We would like to add that github isn’t the only service that stores git repositories. Given below are two popular alternatives to GitHub:
Signing up on GitHub:
Signing up on GitHub is a fairly simple process. All you really need is a valid email address and an internet connection. Open https://github.com and you’ll be brought to the signup page as shown in the screenshot below:
Using GitHub as a remote:
For the purpose of this article, we will be using GitHub as a remote. It takes all of the commits on our local computer and makes a local copy of it. The way we interact with the local computer and the remote is by means of pushing code to the remote and pulling code from the remote. We can have multiple remotes i.e. we can save our git repository to multiple locations. By default, our primary remote location is called origin and this is a convention that is followed throughout git related documentation.
When you log in to GitHub you’ll be brought to the below page:
Click on ‘start a project’ to create a new repository. This will bring you to the below page where we will provide a name for our repository along with a description. We may keep the repository public or private and initialize the repository with a README and .gitignore file. The repository I’ll be using already has a README file so I won’t initialize one here. We can also specify a license outlining how we intend our code/files to be used. After we’ve entered the information, we need to click on ‘create repository’.
The name for the repository we give here does not have to match the git repository on our local system. But when we or other people copy our repository from github then the repository will be copied using this name. Initially, we will be using https protocol to establish communication between git and GitHub. In a later article, we will demonstrate how we could use ssh instead of https so that we do not need to type in credentials every time we communicate with github.
Now we move to the command line where I have created a local git repository in the folder /home/sahil/git/scripts_for_training. This contains a couple of shell scripts that I had created to be used for explaining bash shell scripting concepts for an organizational training. So now we’ll use github as our remote, named as the origin and will push code from our local repository to github. Given below is the command we need to type to accomplish this task.
[sahil@linuxnix scripts_for_training]$ git remote add origin https://github.com/sahilsuri007/shell_scripts_for_training [sahil@linuxnix scripts_for_training]$ pwd /home/sahil/git/scripts_for_training
Note that this command needs to be typed from within the folder in which our git repository resides. Once this command executes successfully, the term origin becomes a shortcut for the entire URL.

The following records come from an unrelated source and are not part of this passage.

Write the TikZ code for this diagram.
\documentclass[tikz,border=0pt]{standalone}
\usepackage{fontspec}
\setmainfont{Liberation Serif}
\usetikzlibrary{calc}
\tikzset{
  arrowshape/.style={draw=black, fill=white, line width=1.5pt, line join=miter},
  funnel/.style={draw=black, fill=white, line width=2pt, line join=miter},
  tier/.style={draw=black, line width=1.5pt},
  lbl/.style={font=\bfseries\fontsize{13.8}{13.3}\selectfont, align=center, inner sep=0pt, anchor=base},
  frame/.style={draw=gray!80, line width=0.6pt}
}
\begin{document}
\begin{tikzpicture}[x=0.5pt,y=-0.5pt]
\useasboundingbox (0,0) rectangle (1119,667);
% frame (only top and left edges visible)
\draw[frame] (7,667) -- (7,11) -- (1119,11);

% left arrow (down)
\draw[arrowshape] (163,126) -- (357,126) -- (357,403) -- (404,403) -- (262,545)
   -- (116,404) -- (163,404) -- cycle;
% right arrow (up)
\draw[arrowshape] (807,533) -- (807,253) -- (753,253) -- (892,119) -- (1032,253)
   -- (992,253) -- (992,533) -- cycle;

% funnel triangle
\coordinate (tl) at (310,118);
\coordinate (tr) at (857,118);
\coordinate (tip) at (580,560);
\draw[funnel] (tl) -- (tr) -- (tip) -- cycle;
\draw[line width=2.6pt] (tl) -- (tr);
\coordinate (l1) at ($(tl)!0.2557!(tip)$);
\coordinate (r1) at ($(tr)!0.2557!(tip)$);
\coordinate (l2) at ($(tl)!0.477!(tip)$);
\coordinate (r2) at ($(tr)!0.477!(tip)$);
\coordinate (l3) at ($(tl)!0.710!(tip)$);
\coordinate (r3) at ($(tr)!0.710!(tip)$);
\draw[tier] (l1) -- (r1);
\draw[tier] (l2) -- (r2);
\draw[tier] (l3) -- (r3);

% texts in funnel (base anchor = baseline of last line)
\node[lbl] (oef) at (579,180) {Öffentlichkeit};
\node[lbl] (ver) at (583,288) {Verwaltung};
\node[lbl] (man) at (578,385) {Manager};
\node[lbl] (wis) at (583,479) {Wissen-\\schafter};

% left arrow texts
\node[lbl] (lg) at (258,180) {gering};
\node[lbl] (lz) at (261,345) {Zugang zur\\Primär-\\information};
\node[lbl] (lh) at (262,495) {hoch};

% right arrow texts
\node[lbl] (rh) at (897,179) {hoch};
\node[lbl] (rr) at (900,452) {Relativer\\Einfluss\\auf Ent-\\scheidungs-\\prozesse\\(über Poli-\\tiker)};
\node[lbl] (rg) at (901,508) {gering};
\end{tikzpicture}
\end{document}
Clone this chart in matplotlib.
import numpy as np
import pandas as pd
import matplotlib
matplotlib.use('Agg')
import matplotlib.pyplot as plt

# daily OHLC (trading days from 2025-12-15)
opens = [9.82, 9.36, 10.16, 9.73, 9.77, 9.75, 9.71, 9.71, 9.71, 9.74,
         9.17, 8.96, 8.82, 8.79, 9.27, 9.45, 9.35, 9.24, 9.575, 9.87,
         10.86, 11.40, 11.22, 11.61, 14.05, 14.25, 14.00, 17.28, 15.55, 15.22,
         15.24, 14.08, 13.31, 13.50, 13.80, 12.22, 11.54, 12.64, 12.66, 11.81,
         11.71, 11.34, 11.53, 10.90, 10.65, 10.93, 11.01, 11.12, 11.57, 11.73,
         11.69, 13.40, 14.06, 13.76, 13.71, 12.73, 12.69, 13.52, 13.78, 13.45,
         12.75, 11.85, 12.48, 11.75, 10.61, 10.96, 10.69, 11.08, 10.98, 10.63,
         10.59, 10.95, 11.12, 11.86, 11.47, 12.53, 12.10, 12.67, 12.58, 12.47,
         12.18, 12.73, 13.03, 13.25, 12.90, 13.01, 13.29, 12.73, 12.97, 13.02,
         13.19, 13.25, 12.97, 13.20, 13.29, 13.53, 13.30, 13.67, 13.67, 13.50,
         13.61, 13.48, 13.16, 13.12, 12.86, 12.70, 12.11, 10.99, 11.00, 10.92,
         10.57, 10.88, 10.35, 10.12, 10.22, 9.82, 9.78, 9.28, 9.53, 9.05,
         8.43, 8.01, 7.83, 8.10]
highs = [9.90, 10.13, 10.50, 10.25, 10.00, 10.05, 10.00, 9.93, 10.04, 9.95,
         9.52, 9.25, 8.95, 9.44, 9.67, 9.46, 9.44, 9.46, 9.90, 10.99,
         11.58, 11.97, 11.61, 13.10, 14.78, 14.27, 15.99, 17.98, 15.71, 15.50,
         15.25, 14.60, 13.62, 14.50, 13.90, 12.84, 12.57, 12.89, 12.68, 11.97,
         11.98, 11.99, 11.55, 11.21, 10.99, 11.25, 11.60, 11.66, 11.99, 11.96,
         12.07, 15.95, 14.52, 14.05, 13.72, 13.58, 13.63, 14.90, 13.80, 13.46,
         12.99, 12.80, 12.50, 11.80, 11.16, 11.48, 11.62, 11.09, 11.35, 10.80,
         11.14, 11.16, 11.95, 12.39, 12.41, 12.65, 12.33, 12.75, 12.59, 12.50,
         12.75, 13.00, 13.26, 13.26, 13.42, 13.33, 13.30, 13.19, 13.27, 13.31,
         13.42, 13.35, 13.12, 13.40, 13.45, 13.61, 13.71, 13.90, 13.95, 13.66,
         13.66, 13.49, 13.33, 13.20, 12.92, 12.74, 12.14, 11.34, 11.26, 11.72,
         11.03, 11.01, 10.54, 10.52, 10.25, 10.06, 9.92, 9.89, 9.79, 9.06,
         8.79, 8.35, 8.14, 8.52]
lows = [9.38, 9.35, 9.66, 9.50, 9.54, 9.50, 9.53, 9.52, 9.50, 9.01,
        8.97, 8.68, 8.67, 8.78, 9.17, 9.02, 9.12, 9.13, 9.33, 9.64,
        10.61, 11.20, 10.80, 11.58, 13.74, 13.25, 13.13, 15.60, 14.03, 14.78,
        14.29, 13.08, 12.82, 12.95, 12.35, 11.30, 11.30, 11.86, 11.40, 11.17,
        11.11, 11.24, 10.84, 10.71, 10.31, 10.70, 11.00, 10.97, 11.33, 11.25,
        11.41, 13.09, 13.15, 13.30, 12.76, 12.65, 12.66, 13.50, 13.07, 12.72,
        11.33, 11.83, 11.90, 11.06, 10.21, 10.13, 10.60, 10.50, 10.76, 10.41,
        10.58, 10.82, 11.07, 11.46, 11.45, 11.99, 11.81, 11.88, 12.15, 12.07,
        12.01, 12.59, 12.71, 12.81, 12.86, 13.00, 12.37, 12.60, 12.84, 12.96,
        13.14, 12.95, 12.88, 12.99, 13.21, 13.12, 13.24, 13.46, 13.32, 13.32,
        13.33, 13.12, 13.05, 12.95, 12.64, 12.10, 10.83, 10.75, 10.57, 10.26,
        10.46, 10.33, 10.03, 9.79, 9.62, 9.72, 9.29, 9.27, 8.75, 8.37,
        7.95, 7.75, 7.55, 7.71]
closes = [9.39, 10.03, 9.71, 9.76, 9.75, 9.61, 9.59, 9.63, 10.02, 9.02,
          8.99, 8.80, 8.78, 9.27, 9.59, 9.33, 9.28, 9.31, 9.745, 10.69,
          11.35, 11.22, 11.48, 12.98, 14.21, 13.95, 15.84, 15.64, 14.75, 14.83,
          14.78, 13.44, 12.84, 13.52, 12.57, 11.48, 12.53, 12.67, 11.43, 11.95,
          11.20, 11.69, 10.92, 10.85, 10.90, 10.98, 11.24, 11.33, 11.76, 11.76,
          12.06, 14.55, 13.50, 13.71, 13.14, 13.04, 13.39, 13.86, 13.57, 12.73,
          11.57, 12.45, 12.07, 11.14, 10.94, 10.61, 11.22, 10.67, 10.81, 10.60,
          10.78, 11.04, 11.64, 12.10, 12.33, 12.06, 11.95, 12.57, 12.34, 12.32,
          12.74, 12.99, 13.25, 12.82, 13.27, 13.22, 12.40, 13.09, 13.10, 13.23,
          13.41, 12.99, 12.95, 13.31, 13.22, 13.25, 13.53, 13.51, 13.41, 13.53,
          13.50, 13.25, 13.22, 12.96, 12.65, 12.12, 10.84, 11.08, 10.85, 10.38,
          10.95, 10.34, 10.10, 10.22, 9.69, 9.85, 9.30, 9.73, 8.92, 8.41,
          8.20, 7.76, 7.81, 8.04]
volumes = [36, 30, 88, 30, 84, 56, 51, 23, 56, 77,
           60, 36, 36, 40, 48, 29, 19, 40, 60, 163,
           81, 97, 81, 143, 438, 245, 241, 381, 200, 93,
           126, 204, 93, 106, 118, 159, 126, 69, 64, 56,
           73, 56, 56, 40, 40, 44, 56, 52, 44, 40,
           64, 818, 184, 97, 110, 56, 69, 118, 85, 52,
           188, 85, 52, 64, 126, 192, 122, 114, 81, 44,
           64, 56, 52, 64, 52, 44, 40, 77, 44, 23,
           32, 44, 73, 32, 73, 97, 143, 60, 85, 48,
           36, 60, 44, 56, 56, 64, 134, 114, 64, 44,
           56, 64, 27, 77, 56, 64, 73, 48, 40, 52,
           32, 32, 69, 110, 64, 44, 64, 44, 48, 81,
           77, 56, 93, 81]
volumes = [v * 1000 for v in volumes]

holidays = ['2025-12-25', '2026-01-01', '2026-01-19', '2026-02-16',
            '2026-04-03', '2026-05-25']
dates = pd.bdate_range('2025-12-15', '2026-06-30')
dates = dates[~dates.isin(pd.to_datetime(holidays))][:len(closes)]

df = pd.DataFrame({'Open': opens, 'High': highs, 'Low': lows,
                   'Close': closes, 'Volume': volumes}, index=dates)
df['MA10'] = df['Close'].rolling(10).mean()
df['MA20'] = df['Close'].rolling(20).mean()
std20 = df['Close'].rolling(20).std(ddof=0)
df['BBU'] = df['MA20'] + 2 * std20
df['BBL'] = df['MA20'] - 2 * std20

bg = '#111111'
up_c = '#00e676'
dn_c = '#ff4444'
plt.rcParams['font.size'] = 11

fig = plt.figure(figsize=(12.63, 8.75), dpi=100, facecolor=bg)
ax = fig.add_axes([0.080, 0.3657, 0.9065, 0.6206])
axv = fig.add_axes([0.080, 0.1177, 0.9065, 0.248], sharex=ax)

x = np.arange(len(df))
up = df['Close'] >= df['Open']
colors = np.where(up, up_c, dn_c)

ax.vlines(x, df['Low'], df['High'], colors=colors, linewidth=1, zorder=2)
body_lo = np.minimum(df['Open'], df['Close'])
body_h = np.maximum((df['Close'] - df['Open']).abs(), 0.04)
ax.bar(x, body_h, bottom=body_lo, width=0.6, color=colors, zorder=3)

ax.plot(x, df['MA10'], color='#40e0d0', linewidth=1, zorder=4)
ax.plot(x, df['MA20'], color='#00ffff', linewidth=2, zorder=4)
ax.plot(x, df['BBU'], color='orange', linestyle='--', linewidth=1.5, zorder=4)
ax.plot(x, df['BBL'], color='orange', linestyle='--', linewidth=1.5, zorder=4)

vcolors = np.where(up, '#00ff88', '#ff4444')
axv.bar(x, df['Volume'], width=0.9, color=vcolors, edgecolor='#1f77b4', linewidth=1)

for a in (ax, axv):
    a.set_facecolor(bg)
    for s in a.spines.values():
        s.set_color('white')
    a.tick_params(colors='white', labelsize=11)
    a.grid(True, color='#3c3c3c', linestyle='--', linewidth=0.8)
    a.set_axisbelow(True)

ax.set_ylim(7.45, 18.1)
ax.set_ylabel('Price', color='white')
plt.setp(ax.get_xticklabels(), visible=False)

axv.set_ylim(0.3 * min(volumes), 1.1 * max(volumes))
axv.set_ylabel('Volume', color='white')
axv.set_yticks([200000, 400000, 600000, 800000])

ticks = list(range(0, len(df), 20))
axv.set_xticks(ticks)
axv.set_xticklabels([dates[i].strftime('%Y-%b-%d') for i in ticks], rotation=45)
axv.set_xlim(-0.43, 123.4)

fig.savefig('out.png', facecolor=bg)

If we execute ‘git remote -v’ we get the following output:
[sahil@linuxnix scripts_for_training]$ git remote -v origin https://github.com/sahilsuri007/shell_scripts_for_training (fetch) origin https://github.com/sahilsuri007/shell_scripts_for_training (push) [sahil@linuxnix scripts_for_training]$
Notice that both the remotes are named origin.
We have a fetch URL and a push URL indicating that we could fetch code from one place and push it to another place and these URLs will generally be the same. To push our repository from the command line to GitHub, we use the git push command. This asks for our github username and password.
When I tried to push my changes to github, I was greeted with an error.
[sahil@linuxnix scripts_for_training]$ git push origin master Username for 'https://github.com': sahilsuri007 Password for 'https://firstname.lastname@example.org': To https://github.com/sahilsuri007/shell_scripts_for_training ! [rejected] master -> master (fetch first) error: failed to push some refs to 'https://github.com/sahilsuri007/shell_scripts_for_training' hint: Updates were rejected because the remote contains work that you do hint: not have locally. This is usually caused by another repository pushing hint: to the same ref. You may want to first merge the remote changes (e.g., hint: 'git pull') before pushing again. hint: See the 'Note about fast-forwards' in 'git push --help' for details.
As a fix for this, I pulled the repository I had created from origin (github) to my local computer using git pull.
[sahil@linuxnix scripts_for_training]$ git pull origin master From https://github.com/sahilsuri007/shell_scripts_for_training * branch master -> FETCH_HEAD Merge made by the 'recursive' strategy. LICENSE | 21 +++++++++++++++++++++ 1 file changed, 21 insertions(+) create mode 100644 LICENSE
Now I tried the ‘git push’ command again and this time it worked.
[sahil@linuxnix scripts_for_training]$ git push origin master Username for 'https://github.com': sahilsuri007 Password for 'https://email@example.com': Counting objects: 32, done. Delta compression using up to 2 threads. Compressing objects: 100% (30/30), done. Writing objects: 100% (31/31), 5.63 KiB | 0 bytes/s, done. Total 31 (delta 13), reused 0 (delta 0) remote: Resolving deltas: 100% (13/13), done. To https://github.com/sahilsuri007/shell_scripts_for_training b3a0afa..059fdd9 master -> master [sahil@linuxnix scripts_for_training]$
The .git folder in our repository which gets created when we typed ‘git init’ gets compressed and shipped off to github or the remote that we are specifying. Git doesn’t store a new version of a file every time we make a commit rather it stores the individual differences between subsequent commits. So, there is not a lot of extra space being consumed when we start using git. The only time an entire file gets copied will be the case when git can’t resolve the individual differences between subsequent versions of the file. Examples of such files could be some pdfs, word and excel documents. If git is unable to obtain a clean diff between file versions then it will create a new copy of the file. After we’ve pushed our changes if we now take a look at the repository we created on GitHub we will observe that it has been populated with the files that we had pushed to it from the command line of our local system.
GitHub renders the README.md file on the repository page itself. This helps people in understanding the content/description of the repository without having to download the repository files.
In this article, we demonstrated how we could push/store git repositories from our local system to GitHub. We hope that this article was useful and we look forward towards your feedback and suggestions.